THE MINISTER of Finance and Economic Planning, Kwadwo Baah-Wiredu yesterday presented to Parliament the last budget of the Kufuor Administration (2008 budget), dubbed 'A Brighter Future Budget'.
Mr. Baah-Wiredu, who spoke for one hour and fifty six minutes, said the main focus of the budget was to consolidate the economic gains made so far and strive for more progress.
As usual, the budget covered every major sector of national life such as education, agriculture, sports, industrialization, tourism, employment and energy.
The Minister structured his presentation under four main sections. The first looked at the implementation and achievements of the 2007 budget while the second part considered next year's budget target and outlook. Policy initiatives and the implementation challenges of the budget were considered in the third and fourth sections respectively.
“In line with the Growth and Poverty Reduction Strategy (GPRS) II, government's priorities for the 2008 budget will focus on facilitating growth and reducing poverty through major infrastructural development,” he said.
The Minister, who had a mug full of cocoa drink by his side as he spoke, announced that emphasis would be placed on the provision of roads, water and energy.
“In support of GPRS II, government is taking into consideration, the derived objectives of integrating rural and urban economies as well as ensuring lower transport costs through the provision of safe and reliable road infrastructure and services.
“Government will fund all 166 districts to construct and tar 15 kilometers of roads in the district in the course of the year. The criteria for the selection of the roads will be developed by the end of this year so that implementation of the programme can start at the beginning of 2008,” he stated.
A projected amount of GH¢ 199,200,000 had been allocated for the programme. In addition, banks and other financial institutions would be encouraged to pre-finance and government would later pay.
“An amount of US$200 million from the US$ 750 million sovereign bond will be used for the road sector including the dualisation of the Accra-Kumasi highway.”
According to Mr.

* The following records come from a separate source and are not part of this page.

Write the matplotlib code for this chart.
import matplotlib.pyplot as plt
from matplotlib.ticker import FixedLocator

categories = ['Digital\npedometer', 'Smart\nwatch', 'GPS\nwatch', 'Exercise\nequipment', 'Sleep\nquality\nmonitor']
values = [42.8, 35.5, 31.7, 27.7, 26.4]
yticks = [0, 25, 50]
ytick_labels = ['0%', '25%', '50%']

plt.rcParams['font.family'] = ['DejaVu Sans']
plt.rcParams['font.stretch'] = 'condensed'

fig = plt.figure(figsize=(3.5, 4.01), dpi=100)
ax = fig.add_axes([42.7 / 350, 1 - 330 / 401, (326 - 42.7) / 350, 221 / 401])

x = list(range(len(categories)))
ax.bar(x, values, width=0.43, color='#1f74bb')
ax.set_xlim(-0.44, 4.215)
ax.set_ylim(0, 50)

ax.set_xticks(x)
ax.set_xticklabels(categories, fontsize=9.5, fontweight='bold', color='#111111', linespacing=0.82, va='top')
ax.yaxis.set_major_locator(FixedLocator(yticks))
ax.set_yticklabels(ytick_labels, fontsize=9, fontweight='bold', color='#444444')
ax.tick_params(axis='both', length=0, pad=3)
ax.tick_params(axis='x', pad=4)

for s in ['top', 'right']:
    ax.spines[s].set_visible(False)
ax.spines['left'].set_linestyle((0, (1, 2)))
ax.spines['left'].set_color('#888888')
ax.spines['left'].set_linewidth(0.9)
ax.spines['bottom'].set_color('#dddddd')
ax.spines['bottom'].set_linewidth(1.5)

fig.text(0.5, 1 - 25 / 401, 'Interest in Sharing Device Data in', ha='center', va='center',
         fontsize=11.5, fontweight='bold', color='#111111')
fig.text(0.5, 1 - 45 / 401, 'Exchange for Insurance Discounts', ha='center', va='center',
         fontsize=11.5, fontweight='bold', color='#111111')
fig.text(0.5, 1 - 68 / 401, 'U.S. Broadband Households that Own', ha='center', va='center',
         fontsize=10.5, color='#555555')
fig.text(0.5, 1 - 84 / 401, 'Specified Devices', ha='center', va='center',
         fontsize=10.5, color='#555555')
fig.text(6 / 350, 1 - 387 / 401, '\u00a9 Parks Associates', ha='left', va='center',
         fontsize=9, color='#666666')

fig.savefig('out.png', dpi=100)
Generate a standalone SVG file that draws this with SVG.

Baah-Wiredu, similar measures would be carried out in the water, energy, agricultural and educational sectors.
On the 2008 policy initiatives, he announced that an initiative would be launched to strengthen the regulatory environment of doing business to promote private sector-led growth.
“Specifically, the initiative will focus on simplifying the current regulatory regime applicable in Ghana, reviewing the functions of regulatory agencies to remove overlaps, scale down on the number of regulatory authorities and establish benchmarks for good practices.”
To bridge the development gap between Northern Ghana and the South, the Finance Minister announced that government was preparing a medium to long-term development strategy “that will transform the economy and society of Northern Ghana to ensure effective utilization of the region's competitive advantages in food production, adding value to agro-processing, boosting private sector confidence and improving incomes and general living conditions.
“In the interim, government has earmarked an amount of GH¢25 million as seed money for the establishment of a Northern Ghana Development Fund, and will encourage development partners to contribute to it.”
Mr. Baah-Wiredu, also the Member of Parliament (MP) for Asante Akyem North, however conceded that notwithstanding the sterling economic success of government, there still remained some challenges ahead.
They included maintaining debt sustainability as part of debt management strategy, public sector reform and high wage demands, and the unpredictability of fuel prices and supply constraints in power.
“Though Ghana is performing creditably well in most of the Millennium Development Goals, the target of reducing under- five child mortality rate continues to pose a major challenge.
“Reduction in poverty levels has been found to have a direct positive impact on reducing under-five mortality rates.”
He stated that the Ministry of Health had been focusing on those areas to identify the causes of “this stagnation to guarantee that appropriate interventions are implemented to ensure that Ghana by 2015, achieves the goal of reducing by two-thirds, the under-five mortality rate and maternal mortality”.
The Finance Minister assured the nation that government would ensure that the necessary financial discipline which characterized the 2004 general elections would be maintained in next year's.
“The Fair Wages and Salaries reform process is ongoing and the major challenge is managing labour expectations especially in an election year.”
The Minister ended on a reassuring note that there was so much hope for the future as far as the nation's development was concerned.
To achieve the nation's dreams, he called for effective time management, and urged all to “rededicated ourselves in achieving our dreams as a nation.
“We signed a social contract with this nation the day we were born. If we do this, we can face the future with hope because the future is bright. The money is there for the future.
The oil discovered is for the future and the Bui project is also for the future.”